* START Data rows *

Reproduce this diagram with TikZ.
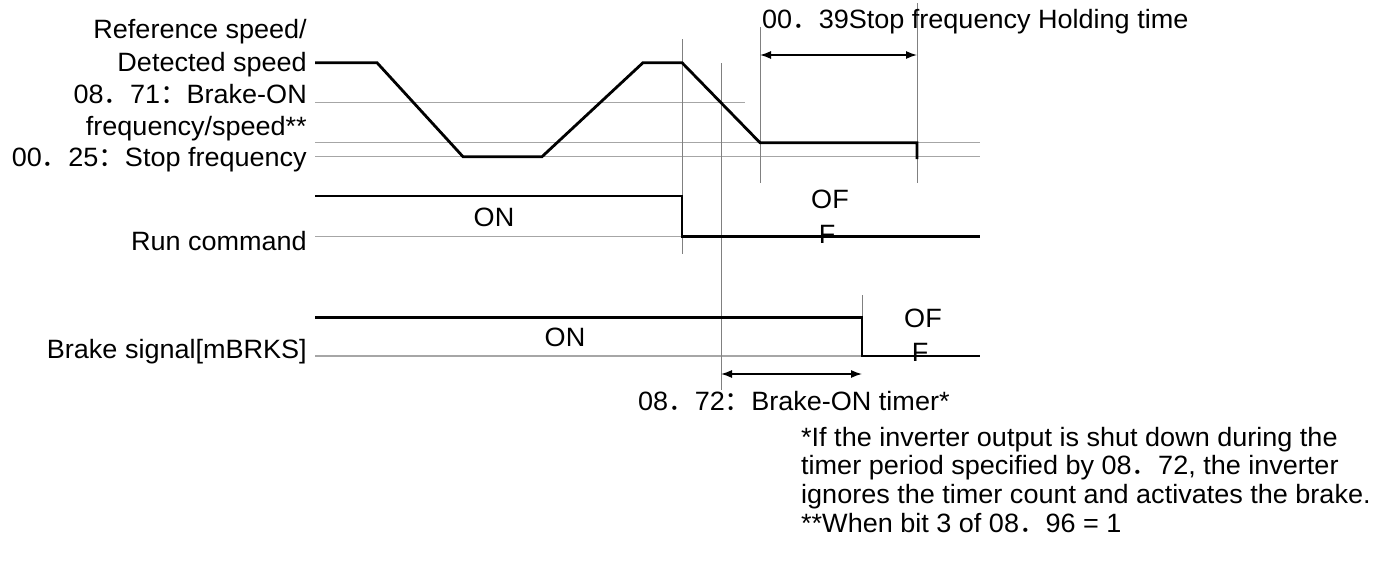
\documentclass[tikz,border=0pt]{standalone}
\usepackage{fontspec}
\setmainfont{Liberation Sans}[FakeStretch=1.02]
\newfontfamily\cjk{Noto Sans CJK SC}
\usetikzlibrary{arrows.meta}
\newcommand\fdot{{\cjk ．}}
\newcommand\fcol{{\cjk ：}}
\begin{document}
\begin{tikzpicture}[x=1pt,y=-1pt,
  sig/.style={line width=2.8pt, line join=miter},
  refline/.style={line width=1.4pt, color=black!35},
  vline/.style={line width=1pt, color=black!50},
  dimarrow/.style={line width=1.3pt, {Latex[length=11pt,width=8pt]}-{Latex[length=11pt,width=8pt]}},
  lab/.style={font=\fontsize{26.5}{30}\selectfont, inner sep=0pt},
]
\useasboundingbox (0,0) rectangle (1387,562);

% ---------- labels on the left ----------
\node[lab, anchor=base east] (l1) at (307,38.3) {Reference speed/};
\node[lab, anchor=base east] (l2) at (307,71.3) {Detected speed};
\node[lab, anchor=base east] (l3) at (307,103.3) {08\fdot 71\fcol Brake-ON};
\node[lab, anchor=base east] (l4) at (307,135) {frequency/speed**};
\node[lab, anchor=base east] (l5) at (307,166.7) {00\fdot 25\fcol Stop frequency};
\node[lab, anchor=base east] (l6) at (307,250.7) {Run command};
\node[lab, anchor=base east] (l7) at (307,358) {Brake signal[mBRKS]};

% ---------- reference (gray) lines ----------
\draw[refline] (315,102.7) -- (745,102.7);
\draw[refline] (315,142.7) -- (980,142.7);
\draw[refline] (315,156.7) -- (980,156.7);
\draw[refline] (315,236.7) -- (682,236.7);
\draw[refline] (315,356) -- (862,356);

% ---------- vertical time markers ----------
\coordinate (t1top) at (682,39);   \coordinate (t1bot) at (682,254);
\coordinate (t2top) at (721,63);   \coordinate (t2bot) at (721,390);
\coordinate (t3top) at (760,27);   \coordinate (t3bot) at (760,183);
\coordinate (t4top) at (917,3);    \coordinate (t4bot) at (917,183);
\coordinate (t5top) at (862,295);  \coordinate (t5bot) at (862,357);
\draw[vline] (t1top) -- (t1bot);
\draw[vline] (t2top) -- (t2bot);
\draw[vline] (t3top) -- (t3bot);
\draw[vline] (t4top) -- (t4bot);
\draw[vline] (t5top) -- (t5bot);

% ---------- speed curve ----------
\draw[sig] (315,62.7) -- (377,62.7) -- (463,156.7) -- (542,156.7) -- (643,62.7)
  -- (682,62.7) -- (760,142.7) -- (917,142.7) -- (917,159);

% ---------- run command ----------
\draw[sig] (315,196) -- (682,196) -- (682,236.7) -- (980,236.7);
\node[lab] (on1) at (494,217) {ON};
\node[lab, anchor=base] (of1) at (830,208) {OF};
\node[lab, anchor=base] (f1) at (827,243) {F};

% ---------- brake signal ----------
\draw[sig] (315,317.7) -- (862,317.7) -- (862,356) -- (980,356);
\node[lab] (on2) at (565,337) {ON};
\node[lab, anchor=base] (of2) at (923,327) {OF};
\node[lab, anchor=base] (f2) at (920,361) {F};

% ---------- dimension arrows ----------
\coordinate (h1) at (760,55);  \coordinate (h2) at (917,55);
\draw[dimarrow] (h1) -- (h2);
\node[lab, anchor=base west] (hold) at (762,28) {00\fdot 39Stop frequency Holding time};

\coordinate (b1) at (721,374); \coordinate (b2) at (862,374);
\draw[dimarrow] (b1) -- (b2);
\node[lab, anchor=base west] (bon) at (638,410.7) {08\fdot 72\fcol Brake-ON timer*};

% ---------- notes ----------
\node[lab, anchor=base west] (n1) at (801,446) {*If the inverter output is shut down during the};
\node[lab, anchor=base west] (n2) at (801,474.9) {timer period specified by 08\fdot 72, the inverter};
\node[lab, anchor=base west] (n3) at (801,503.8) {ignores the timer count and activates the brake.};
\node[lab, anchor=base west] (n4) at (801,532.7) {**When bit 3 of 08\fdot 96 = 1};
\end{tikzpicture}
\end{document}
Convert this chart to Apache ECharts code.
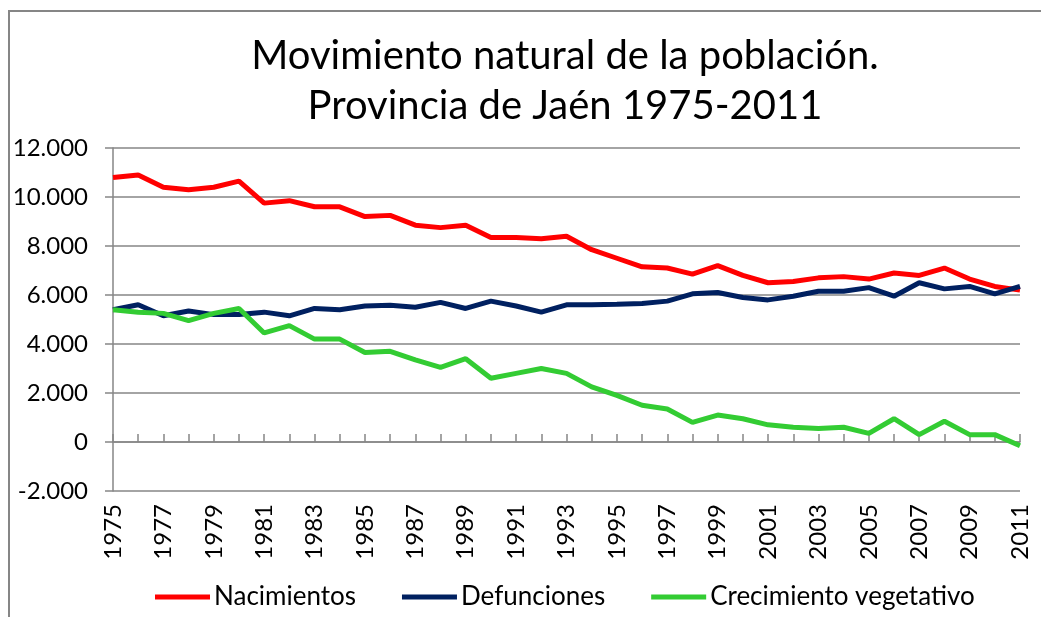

* END Data rows *

> **Stated exercise**: Pictures are to be left out; all else in the entries above is to be quoted exactly.

> **The answer**:
Reproduce this diagram with TikZ.
\documentclass[tikz,border=0pt]{standalone}
\usepackage{fontspec}
\setmainfont{Liberation Sans}[FakeStretch=1.02]
\newfontfamily\cjk{Noto Sans CJK SC}
\usetikzlibrary{arrows.meta}
\newcommand\fdot{{\cjk ．}}
\newcommand\fcol{{\cjk ：}}
\begin{document}
\begin{tikzpicture}[x=1pt,y=-1pt,
  sig/.style={line width=2.8pt, line join=miter},
  refline/.style={line width=1.4pt, color=black!35},
  vline/.style={line width=1pt, color=black!50},
  dimarrow/.style={line width=1.3pt, {Latex[length=11pt,width=8pt]}-{Latex[length=11pt,width=8pt]}},
  lab/.style={font=\fontsize{26.5}{30}\selectfont, inner sep=0pt},
]
\useasboundingbox (0,0) rectangle (1387,562);

% ---------- labels on the left ----------
\node[lab, anchor=base east] (l1) at (307,38.3) {Reference speed/};
\node[lab, anchor=base east] (l2) at (307,71.3) {Detected speed};
\node[lab, anchor=base east] (l3) at (307,103.3) {08\fdot 71\fcol Brake-ON};
\node[lab, anchor=base east] (l4) at (307,135) {frequency/speed**};
\node[lab, anchor=base east] (l5) at (307,166.7) {00\fdot 25\fcol Stop frequency};
\node[lab, anchor=base east] (l6) at (307,250.7) {Run command};
\node[lab, anchor=base east] (l7) at (307,358) {Brake signal[mBRKS]};

% ---------- reference (gray) lines ----------
\draw[refline] (315,102.7) -- (745,102.7);
\draw[refline] (315,142.7) -- (980,142.7);
\draw[refline] (315,156.7) -- (980,156.7);
\draw[refline] (315,236.7) -- (682,236.7);
\draw[refline] (315,356) -- (862,356);

% ---------- vertical time markers ----------
\coordinate (t1top) at (682,39);   \coordinate (t1bot) at (682,254);
\coordinate (t2top) at (721,63);   \coordinate (t2bot) at (721,390);
\coordinate (t3top) at (760,27);   \coordinate (t3bot) at (760,183);
\coordinate (t4top) at (917,3);    \coordinate (t4bot) at (917,183);
\coordinate (t5top) at (862,295);  \coordinate (t5bot) at (862,357);
\draw[vline] (t1top) -- (t1bot);
\draw[vline] (t2top) -- (t2bot);
\draw[vline] (t3top) -- (t3bot);
\draw[vline] (t4top) -- (t4bot);
\draw[vline] (t5top) -- (t5bot);

% ---------- speed curve ----------
\draw[sig] (315,62.7) -- (377,62.7) -- (463,156.7) -- (542,156.7) -- (643,62.7)
  -- (682,62.7) -- (760,142.7) -- (917,142.7) -- (917,159);

% ---------- run command ----------
\draw[sig] (315,196) -- (682,196) -- (682,236.7) -- (980,236.7);
\node[lab] (on1) at (494,217) {ON};
\node[lab, anchor=base] (of1) at (830,208) {OF};
\node[lab, anchor=base] (f1) at (827,243) {F};

% ---------- brake signal ----------
\draw[sig] (315,317.7) -- (862,317.7) -- (862,356) -- (980,356);
\node[lab] (on2) at (565,337) {ON};
\node[lab, anchor=base] (of2) at (923,327) {OF};
\node[lab, anchor=base] (f2) at (920,361) {F};

% ---------- dimension arrows ----------
\coordinate (h1) at (760,55);  \coordinate (h2) at (917,55);
\draw[dimarrow] (h1) -- (h2);
\node[lab, anchor=base west] (hold) at (762,28) {00\fdot 39Stop frequency Holding time};

\coordinate (b1) at (721,374); \coordinate (b2) at (862,374);
\draw[dimarrow] (b1) -- (b2);
\node[lab, anchor=base west] (bon) at (638,410.7) {08\fdot 72\fcol Brake-ON timer*};

% ---------- notes ----------
\node[lab, anchor=base west] (n1) at (801,446) {*If the inverter output is shut down during the};
\node[lab, anchor=base west] (n2) at (801,474.9) {timer period specified by 08\fdot 72, the inverter};
\node[lab, anchor=base west] (n3) at (801,503.8) {ignores the timer count and activates the brake.};
\node[lab, anchor=base west] (n4) at (801,532.7) {**When bit 3 of 08\fdot 96 = 1};
\end{tikzpicture}
\end{document}
Convert this chart to Apache ECharts code.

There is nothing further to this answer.